Central to the package is a comprehensive capital gains tax despite evidence growing with each day that the optimal tax rates on income from capital and on capital gains are zero.

A universal basic income for New Zealand is a long  trip to where we are now. There is already a guaranteed minimum family income in New Zealand.

The minimum family tax credit makes sure that a family’s annual income (net income after tax has been deducted) doesn’t fall below $23,036 a year ($443 per week). To qualify, you must  work for a salary or wage for at least 30 hours each week as a couple, or 20 hours each week as a single parent, and receive a family tax credit.

The Treasury modelled a Guaranteed Minimum income at the request of the Welfare Working Group in 2010. A  guaranteed minimum income  of $300 per week – the mean benefit income among those on benefits – would cost $44.5 billion or $52.6 billion if we extended it to super annuitants as a replacement for NZ Superannuation or old age pension.
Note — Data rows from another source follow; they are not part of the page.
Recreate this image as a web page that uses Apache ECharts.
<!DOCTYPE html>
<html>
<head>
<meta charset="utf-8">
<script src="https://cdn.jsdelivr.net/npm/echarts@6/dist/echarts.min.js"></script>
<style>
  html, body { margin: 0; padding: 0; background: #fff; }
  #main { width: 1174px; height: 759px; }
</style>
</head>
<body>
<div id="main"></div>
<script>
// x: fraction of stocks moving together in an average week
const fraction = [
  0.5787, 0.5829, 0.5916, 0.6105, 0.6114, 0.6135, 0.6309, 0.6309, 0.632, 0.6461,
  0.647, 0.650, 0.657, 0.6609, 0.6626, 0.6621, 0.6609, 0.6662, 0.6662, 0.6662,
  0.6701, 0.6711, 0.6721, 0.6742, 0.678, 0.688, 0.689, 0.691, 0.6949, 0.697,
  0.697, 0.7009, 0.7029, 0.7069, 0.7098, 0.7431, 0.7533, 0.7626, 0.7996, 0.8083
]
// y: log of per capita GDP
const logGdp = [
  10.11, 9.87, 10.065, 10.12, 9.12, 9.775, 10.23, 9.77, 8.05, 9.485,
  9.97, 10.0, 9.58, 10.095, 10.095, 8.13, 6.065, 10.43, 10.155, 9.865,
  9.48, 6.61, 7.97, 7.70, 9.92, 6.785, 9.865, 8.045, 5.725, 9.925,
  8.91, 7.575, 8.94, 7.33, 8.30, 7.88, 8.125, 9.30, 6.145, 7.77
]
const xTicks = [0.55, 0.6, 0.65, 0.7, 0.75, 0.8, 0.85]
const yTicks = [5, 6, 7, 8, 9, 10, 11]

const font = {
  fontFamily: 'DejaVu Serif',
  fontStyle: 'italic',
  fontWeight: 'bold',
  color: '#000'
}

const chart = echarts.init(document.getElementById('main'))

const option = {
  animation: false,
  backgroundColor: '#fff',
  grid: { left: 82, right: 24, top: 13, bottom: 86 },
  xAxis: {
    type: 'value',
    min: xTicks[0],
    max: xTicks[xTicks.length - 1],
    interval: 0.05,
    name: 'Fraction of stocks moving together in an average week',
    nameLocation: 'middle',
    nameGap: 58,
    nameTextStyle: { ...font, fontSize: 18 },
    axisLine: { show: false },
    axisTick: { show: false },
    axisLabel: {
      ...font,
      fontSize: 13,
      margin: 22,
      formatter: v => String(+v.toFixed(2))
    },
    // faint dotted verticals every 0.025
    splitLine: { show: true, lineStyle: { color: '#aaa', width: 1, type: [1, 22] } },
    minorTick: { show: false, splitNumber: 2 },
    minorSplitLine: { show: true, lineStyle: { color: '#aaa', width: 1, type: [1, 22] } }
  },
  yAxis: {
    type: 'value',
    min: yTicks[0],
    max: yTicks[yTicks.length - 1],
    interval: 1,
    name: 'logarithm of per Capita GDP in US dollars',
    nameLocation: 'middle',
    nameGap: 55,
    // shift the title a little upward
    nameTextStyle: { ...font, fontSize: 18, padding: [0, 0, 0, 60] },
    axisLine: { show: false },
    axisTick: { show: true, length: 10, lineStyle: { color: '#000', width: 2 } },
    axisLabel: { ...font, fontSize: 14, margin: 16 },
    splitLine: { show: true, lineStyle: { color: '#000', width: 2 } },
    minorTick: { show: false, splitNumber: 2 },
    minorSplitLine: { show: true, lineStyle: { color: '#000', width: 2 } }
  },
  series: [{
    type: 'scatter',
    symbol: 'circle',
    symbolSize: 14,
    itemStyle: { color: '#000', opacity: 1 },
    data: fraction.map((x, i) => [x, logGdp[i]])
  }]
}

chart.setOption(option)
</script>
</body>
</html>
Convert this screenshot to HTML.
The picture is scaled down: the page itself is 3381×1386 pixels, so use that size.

The former could be covered by a flat personal income tax rate of 45.4%; the latter, 48.6%. Full fiscal neutrality would require tax rates of 50.6% and 54.4%.

The universal basic income seems to be a big day out for Director’s Law of Public Expenditure. Director’s Law is public expenditure is used primary for the benefit of the middle class, and is financed with taxes which are borne in considerable part by the poor and the rich.

The universal basic income and a comprehensive capital gains tax seems to cause a lot of economic upheaval but still struggles to make the worse off groups in society even break-even on this throwing of all the cards in the air. Brian Easton put it well the other day when he said:

Many advocates put the UMI forward without doing the sums. Those who do, find that the required tax rates are horrendous or the minimum income is so low that it is not a viable means of eliminating poverty. Among the latter are New Zealanders Douglas, Gareth Morgan and Keith Rankin.